In der Reformierten Kirche von Elsass und Lothringen bilden mehrere Kirchengemeinden jeweils ein Konsistorium (bei deutschen Landeskirchen auch Kirchenkreis, Propstei oder Sprengel genannt), die in der Tradition des französischen Konsistorialmodells wie durch die Organischen Artikel geschaffen stehen. Die 1895 geschaffene Kirchenleitung wird dagegen als Synodalvorstand (Conseil synodal) bezeichnet.
Mit den Organischen Artikeln entstanden im Französischen Kaiserreich und einigen abhängigen Gebieten (Batavische Republik, Königreich Westphalen) ab 1808 auch israelitische Konsistorien (Consistoires israélites) als Vertretungsgremien der jüdischen Gemeinden und deren regierungsseitige Kontrolle. Die Konsistorien waren damit halbamtlicher Natur. Die Konsistorien sollten jeweils die jüdischen Gemeinden eines Départements umfassen, sofern deren Gesamtseelenzahl mindestens 2.000 betrug. Bei Unterschreiten dieser Zahl konnten jüdische Gemeinden mehrerer Départements einen gemeinsamen Konsistorialbezirk bilden. Nicht zugelassen wurde aber, dass bei vielen Juden in einem Département mehr als ein Konsistorium gebildet wurde. An der Spitze der französischen israelitischen Konsistorien stand das Israelitische Zentralkonsistorium in Paris.
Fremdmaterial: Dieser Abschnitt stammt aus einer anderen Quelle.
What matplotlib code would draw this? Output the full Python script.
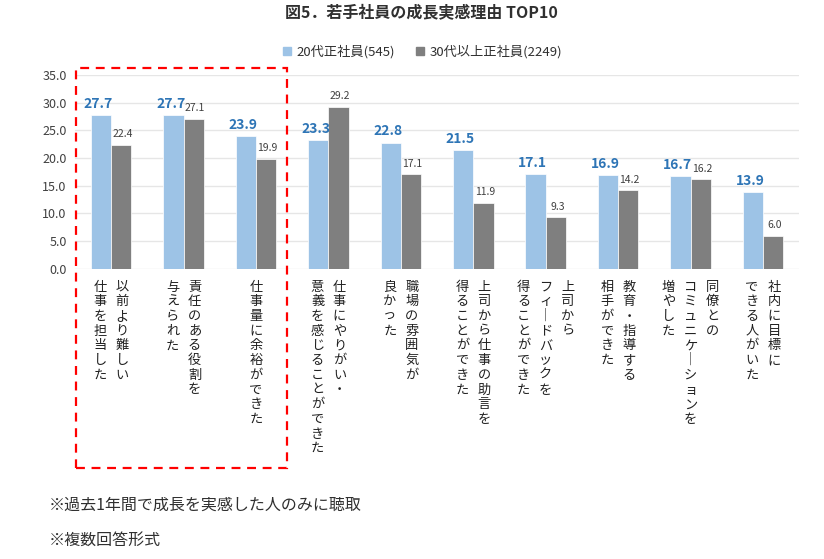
import numpy as np
import matplotlib
matplotlib.use("Agg")
import matplotlib.pyplot as plt
import matplotlib.transforms as mtransforms
from matplotlib.patches import Rectangle, Patch

plt.rcParams['font.family'] = ['Noto Sans CJK JP', 'DejaVu Sans']

# data
categories = [
    ["以前より難しい", "仕事を担当した"],
    ["責任のある役割を", "与えられた"],
    ["仕事量に余裕ができた"],
    ["仕事にやりがい・", "意義を感じることができた"],
    ["職場の雰囲気が", "良かった"],
    ["上司から仕事の助言を", "得ることができた"],
    ["上司から", "フィードバックを", "得ることができた"],
    ["教育・指導する", "相手ができた"],
    ["同僚との", "コミュニケーションを", "増やした"],
    ["社内に目標に", "できる人がいた"],
]
young = [27.7, 27.7, 23.9, 23.3, 22.8, 21.5, 17.1, 16.9, 16.7, 13.9]
older = [22.4, 27.1, 19.9, 29.2, 17.1, 11.9, 9.3, 14.2, 16.2, 6.0]
series_names = ["20代正社員(545)", "30代以上正社員(2249)"]
yticks = [0, 5, 10, 15, 20, 25, 30, 35]

blue = '#9DC3E6'
gray = '#7F7F7F'
blue_txt = '#2E75B6'

fig = plt.figure(figsize=(8.24, 5.59), dpi=100)
ax = fig.add_axes([0.091, 0.519, 0.879, 0.347])

x = np.arange(len(young))
w = 0.28
b1 = ax.bar(x - w/2, young, w, color=blue, edgecolor='white', lw=0.5, zorder=3)
b2 = ax.bar(x + w/2, older, w, color=gray, edgecolor='white', lw=0.5, zorder=3)

#value labels
for rect, v in zip(b1, young):
    ax.annotate(f"{v:.1f}", (rect.get_x() + rect.get_width()/2, v),
                xytext=(-2, 3), textcoords='offset points', ha='center', va='bottom',
                fontsize=10, fontweight='bold', color=blue_txt)
for rect, v in zip(b2, older):
    ax.annotate(f"{v:.1f}", (rect.get_x() + rect.get_width()/2, v),
                xytext=(1, 4), textcoords='offset points', ha='center', va='bottom',
                fontsize=7.5, color='#404040')

ax.set_xlim(-0.5, len(young) - 0.5)
ax.set_ylim(0, 35)
ax.set_yticks(yticks)
ax.set_yticklabels([f"{t:.1f}" for t in yticks], fontsize=9, color='#404040')
ax.set_xticks([])
ax.tick_params(axis='y', length=0, pad=6)
ax.grid(axis='y', color='#E6E6E6', lw=1, zorder=0)
for s in ax.spines.values():
    s.set_visible(False)

#vertical category labels (columns right to left)
col_gap = 0.304
trans = mtransforms.blended_transform_factory(ax.transData, ax.transAxes)
for i, cols in enumerate(categories):
    n = len(cols)
    for j, col in enumerate(cols):
        cx = i + ((n - 1) / 2 - j) * col_gap
        txt = "\n".join(col.replace("ー", "｜"))
        ax.text(cx, -0.06, txt, transform=trans, ha='center', va='top',
                multialignment='center', fontsize=9.5, linespacing=1.17,
                color='#202020')

#red dashed highlight box
ax.add_patch(Rectangle((-0.49, -1.026), 2.92, 2.062, transform=trans,
                       fill=False, edgecolor='#FF0000', ls=(0, (4, 3)), lw=1.6,
                       clip_on=False, zorder=5))

fig.text(0.512, 0.978, "図5．若手社員の成長実感理由 TOP10", ha='center', va='center',
         fontsize=11.5, fontweight='bold', color='#303030')

handles = [Patch(color=blue), Patch(color=gray)]
fig.legend(handles, series_names, loc='center', bbox_to_anchor=(0.513, 0.907),
           ncol=2, frameon=False, fontsize=9.5, handlelength=0.6, handleheight=0.6,
           handletextpad=0.4, columnspacing=1.6, labelcolor='#303030')

fig.text(0.059, 0.097, "※過去1年間で成長を実感した人のみに聴取", ha='left', va='center',
         fontsize=11.5, color='#303030')
fig.text(0.059, 0.034, "※複数回答形式", ha='left', va='center',
         fontsize=11.5, color='#303030')

plt.savefig("out.png", dpi=100)
plt.close()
Im Königreich Westphalen baute Israel Jacobson das Israelitische Konsistorium auf und übernahm das Amt des Konsistorialpräsidenten.
Nach 1815 wurden die israelitischen Konsistorien außerhalb Frankreichs meist wieder aufgehoben, nicht so jedoch in Belgien. Zunächst Teil der Vereinigten Niederlanden waren die jüdischen Konsistorien dort Untergliederungen der Nederlands-Israëlitisch Kerkgenootschap (Niederländisch-Israelitische Religionsgemeinschaft). Nach Abtrennung Belgiens von den Niederlanden wurde das Centraal israëlitisch consistorie van België gebildet, das die Konsistorialverfassung von 1808 bis heute fortführt. Während die französischen israelitischen Konsistorien 1905 im Zuge der Trennung von Staat und Religion ihre amtliche Funktion verloren, blieb diese bei den 1871 an Deutschland gekommenen Konsistorien Colmar, Metz und Straßburg bis heute bestehen, da die Laizität in ihren Konsistorialbezirken nie in Kraft trat.
Bis zur Novellierung des Hochschulgesetzes von Schleswig-Holstein 2007 gab es das drittelparitätisch (Professoren, Mitarbeiter, Studierende) besetzte Konsistorium, dessen Aufgabe es war, die Mitglieder des Rektorats zu wählen sowie die Verfassung der Hochschule zu beschließen.
Das Berliner Kollegienhaus, das mittlerweile den Eingangsbereich des Jüdischen Museum Berlin bildet, war zwischen 1737 und 1826 sowie 1913 bis 1945 Sitz des Berliner Konsistoriums.